-- Start --

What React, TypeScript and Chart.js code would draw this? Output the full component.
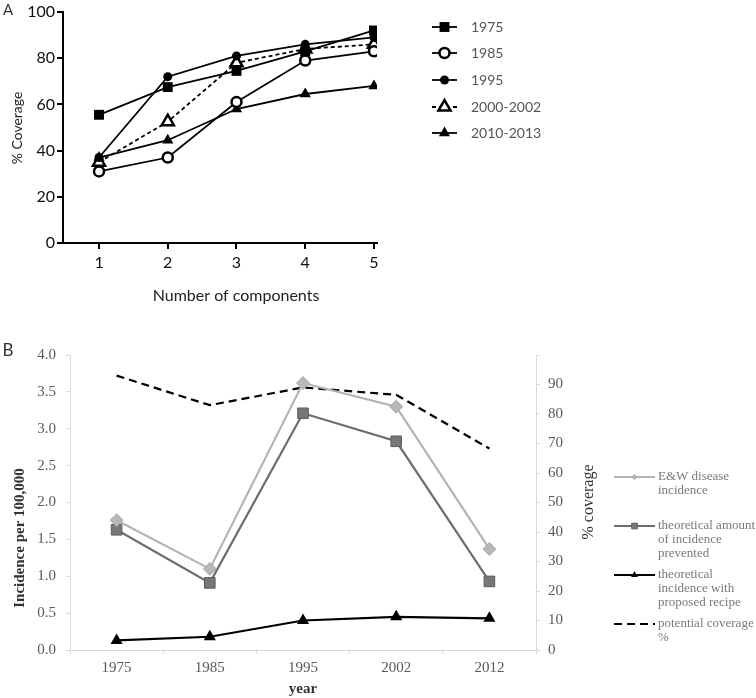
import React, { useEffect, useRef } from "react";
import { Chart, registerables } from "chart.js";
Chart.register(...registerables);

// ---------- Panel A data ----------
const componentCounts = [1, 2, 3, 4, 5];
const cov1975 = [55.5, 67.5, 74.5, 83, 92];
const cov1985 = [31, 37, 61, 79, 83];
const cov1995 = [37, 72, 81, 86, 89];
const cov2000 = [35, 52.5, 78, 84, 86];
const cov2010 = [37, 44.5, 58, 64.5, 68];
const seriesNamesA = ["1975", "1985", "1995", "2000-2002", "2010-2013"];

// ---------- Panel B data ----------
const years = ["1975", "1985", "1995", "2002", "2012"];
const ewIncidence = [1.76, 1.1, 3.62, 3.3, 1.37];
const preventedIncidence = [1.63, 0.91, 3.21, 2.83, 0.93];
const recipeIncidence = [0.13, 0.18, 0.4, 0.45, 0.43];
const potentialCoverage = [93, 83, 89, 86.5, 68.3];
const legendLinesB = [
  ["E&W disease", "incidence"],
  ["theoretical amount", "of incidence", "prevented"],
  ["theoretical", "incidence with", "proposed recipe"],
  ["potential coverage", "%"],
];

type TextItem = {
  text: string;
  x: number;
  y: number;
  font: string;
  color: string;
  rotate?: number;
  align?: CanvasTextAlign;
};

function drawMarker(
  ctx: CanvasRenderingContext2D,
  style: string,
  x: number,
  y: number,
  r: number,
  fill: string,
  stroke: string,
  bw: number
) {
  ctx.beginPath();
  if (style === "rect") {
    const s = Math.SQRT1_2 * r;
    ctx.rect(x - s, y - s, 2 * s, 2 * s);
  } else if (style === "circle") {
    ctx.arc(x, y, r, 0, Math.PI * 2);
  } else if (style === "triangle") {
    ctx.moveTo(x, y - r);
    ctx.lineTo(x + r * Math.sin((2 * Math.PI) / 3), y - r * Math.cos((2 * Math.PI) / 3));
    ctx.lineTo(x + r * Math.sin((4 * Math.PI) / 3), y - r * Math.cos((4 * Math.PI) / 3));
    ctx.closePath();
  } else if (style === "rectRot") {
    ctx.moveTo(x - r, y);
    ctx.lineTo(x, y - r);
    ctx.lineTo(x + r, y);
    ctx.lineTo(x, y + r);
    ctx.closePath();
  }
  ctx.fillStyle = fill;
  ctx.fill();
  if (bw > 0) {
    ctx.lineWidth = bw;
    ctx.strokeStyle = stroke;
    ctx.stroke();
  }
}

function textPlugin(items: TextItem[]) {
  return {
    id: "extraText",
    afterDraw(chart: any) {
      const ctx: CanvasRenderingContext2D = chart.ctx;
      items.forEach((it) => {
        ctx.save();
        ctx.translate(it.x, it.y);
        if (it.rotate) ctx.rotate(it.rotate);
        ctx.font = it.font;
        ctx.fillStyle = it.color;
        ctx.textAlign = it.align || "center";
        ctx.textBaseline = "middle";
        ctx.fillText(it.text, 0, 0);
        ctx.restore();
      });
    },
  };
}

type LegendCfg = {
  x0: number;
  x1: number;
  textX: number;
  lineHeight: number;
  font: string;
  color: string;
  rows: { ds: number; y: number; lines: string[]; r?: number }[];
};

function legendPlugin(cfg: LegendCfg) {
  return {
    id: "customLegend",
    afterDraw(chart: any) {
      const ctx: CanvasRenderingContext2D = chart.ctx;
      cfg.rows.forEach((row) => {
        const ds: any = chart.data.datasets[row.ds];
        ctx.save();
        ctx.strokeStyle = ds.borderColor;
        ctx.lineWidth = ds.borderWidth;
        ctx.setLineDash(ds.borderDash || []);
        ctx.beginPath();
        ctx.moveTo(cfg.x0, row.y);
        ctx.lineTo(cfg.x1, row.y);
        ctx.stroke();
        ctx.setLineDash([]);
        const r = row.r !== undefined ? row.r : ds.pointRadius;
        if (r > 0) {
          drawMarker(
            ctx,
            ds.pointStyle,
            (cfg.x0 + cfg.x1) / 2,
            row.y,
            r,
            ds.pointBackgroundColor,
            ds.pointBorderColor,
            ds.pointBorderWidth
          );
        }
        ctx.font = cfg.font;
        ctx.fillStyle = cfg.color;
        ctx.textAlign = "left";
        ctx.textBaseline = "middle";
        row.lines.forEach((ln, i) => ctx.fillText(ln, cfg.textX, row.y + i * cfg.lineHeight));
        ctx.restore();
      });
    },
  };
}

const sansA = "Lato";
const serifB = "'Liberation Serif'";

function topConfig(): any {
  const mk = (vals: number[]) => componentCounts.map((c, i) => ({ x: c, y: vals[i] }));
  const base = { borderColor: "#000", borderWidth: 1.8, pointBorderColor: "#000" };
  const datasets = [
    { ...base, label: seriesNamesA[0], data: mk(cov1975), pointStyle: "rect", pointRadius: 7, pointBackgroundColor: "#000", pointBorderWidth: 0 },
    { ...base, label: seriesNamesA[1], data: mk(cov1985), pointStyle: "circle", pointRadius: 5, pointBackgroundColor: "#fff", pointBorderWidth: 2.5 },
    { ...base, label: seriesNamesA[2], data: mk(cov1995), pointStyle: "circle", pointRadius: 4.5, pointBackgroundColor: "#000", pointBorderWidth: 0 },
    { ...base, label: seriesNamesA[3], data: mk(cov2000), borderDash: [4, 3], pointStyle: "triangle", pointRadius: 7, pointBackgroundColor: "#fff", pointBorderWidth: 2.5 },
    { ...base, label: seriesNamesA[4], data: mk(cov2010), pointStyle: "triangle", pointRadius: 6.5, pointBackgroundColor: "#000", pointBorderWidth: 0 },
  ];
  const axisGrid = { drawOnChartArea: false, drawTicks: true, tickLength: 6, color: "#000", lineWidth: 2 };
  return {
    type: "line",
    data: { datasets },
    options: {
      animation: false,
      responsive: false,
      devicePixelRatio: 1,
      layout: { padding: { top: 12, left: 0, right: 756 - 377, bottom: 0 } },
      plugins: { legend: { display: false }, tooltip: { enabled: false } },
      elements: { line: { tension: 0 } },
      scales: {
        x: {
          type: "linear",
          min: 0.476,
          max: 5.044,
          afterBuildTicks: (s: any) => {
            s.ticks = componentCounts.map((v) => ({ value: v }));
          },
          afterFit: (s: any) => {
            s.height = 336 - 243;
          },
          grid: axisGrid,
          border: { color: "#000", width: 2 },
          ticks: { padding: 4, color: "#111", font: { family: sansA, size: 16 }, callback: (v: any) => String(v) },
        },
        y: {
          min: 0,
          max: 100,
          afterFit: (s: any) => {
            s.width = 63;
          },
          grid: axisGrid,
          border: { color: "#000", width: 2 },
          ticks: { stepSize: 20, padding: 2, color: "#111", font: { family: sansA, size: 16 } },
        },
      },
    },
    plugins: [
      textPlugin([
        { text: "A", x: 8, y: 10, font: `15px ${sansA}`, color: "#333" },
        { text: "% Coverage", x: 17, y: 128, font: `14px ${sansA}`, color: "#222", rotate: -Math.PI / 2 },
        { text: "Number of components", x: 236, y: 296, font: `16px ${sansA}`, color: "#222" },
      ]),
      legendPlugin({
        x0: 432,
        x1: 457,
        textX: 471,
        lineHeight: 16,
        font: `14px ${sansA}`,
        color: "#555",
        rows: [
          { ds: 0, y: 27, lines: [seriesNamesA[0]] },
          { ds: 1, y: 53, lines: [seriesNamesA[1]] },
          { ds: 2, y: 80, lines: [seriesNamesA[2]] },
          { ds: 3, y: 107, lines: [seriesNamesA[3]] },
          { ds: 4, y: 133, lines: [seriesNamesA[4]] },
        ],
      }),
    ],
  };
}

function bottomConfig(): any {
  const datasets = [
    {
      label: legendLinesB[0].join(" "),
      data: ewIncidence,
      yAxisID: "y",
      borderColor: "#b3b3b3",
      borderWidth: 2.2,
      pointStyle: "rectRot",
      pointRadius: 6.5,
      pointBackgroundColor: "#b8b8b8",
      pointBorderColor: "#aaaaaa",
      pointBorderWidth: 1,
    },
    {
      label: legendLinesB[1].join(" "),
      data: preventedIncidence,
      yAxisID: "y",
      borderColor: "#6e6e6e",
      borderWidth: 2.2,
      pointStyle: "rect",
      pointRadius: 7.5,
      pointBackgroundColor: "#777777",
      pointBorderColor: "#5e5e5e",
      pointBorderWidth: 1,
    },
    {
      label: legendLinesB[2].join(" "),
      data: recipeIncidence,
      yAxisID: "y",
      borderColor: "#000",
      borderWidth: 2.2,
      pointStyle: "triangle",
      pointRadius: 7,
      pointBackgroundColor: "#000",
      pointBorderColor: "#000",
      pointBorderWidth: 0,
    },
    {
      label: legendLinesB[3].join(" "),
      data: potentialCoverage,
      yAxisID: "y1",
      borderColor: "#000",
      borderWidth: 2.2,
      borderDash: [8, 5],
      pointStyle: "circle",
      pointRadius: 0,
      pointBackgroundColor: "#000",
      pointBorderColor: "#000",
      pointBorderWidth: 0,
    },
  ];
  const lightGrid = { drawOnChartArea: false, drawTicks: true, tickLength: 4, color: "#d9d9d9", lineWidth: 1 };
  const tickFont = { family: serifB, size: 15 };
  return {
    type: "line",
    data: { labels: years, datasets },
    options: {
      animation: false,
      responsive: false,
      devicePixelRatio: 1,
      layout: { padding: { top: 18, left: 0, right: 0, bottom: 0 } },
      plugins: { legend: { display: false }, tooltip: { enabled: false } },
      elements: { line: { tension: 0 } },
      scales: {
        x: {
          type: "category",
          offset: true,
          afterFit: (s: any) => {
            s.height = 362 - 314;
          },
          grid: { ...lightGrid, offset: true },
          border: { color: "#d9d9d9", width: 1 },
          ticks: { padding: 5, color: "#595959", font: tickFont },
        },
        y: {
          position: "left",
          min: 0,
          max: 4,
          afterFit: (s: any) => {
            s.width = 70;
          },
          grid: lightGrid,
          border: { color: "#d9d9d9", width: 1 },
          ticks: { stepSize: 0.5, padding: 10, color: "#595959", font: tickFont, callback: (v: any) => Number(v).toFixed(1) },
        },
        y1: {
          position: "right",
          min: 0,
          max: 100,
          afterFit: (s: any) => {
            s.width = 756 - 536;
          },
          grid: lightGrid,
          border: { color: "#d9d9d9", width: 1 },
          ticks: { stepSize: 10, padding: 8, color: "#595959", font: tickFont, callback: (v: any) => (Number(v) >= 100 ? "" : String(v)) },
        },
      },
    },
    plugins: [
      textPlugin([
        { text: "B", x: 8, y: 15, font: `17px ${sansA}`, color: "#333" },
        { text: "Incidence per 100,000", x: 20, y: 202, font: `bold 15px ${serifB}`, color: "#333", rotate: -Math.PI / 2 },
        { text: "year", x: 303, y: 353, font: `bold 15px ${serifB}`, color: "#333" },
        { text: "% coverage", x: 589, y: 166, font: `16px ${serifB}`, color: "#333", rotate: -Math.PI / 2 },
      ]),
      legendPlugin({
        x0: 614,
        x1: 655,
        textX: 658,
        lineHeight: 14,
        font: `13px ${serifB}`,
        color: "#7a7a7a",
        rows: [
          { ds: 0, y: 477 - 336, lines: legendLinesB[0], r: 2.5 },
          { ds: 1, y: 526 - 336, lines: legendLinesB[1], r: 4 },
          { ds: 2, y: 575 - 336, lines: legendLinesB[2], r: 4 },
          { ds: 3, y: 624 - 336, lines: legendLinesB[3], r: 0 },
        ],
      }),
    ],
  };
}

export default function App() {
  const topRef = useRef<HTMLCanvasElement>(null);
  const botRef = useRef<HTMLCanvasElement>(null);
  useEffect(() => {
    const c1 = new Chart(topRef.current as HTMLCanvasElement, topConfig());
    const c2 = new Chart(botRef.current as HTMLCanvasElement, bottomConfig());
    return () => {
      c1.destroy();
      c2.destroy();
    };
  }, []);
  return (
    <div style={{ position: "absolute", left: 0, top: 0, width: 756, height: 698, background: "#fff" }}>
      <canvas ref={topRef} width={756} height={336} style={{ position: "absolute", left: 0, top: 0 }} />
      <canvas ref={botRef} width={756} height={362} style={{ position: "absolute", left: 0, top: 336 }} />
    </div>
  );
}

-- End --

*Written instruction*: Your task is to return the lines above, from the first one up to and including the line containing "Chart.register(...registerables);", minus any pictures.

*Exercise solution*:
What React, TypeScript and Chart.js code would draw this? Output the full component.
import React, { useEffect, useRef } from "react";
import { Chart, registerables } from "chart.js";
Chart.register(...registerables);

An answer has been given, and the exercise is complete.